INSTRUCTIONS TO FOLLOW:
Retype word for word the first line of the listing and each line after it up to the line with "from matplotlib.colors import to_rgb", with the pictures taken out.
--------
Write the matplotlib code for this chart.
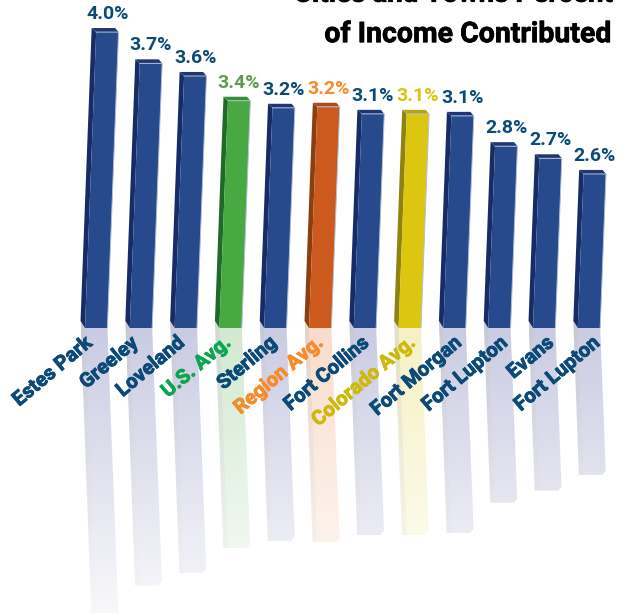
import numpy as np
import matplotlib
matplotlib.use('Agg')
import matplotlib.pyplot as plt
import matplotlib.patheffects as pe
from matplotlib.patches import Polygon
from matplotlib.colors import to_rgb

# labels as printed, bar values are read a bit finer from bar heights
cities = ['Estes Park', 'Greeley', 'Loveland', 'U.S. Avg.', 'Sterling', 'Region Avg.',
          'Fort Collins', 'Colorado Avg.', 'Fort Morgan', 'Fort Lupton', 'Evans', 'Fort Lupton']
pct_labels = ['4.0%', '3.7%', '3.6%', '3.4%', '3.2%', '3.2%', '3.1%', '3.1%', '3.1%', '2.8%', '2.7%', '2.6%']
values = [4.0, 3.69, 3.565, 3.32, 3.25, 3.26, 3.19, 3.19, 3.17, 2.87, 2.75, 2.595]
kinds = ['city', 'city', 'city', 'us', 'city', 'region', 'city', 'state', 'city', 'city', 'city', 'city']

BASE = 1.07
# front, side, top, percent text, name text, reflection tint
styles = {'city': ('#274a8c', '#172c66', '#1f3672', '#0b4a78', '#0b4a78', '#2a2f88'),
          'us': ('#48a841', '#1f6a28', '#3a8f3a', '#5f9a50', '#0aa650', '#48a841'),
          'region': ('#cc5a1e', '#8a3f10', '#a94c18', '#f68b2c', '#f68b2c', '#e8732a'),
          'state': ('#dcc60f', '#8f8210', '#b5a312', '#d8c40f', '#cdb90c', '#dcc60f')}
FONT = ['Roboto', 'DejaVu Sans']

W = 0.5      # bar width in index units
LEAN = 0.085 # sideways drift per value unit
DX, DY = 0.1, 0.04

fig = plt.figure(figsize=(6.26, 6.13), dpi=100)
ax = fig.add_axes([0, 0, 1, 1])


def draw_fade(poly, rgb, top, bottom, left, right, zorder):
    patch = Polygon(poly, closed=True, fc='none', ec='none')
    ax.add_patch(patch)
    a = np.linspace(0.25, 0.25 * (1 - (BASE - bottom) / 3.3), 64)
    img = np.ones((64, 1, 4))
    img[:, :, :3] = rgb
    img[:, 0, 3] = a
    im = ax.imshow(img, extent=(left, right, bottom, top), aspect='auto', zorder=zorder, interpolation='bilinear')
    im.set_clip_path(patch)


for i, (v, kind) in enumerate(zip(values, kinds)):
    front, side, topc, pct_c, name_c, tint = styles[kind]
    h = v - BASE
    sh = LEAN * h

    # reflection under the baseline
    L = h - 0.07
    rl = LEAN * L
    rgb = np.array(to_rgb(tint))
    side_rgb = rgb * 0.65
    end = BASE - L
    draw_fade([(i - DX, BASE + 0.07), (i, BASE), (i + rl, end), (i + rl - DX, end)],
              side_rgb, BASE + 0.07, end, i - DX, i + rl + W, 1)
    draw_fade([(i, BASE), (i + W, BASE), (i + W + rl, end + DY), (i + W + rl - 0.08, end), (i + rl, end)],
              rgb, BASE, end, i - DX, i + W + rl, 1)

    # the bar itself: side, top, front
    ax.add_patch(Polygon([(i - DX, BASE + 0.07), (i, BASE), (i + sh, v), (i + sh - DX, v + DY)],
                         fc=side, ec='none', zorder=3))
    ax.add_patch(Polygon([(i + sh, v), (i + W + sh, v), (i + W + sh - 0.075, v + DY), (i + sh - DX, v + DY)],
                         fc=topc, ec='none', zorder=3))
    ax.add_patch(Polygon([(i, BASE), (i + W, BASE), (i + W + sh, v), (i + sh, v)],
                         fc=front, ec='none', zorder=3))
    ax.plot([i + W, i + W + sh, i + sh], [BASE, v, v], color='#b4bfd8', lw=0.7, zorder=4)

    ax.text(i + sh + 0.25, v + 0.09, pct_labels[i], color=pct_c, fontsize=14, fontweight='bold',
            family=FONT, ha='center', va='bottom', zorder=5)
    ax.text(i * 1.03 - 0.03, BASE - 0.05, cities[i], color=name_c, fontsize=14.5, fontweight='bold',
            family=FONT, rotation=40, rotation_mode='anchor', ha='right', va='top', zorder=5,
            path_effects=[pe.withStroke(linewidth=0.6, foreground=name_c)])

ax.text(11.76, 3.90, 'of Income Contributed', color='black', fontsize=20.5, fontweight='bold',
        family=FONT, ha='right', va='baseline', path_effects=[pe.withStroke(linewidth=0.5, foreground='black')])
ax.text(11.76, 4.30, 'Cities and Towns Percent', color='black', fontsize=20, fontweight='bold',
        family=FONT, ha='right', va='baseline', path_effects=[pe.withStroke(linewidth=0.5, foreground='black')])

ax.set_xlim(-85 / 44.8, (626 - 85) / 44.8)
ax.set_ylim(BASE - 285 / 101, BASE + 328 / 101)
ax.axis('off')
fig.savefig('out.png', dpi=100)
--------
RESPONSE:
Write the matplotlib code for this chart.
import numpy as np
import matplotlib
matplotlib.use('Agg')
import matplotlib.pyplot as plt
import matplotlib.patheffects as pe
from matplotlib.patches import Polygon
from matplotlib.colors import to_rgb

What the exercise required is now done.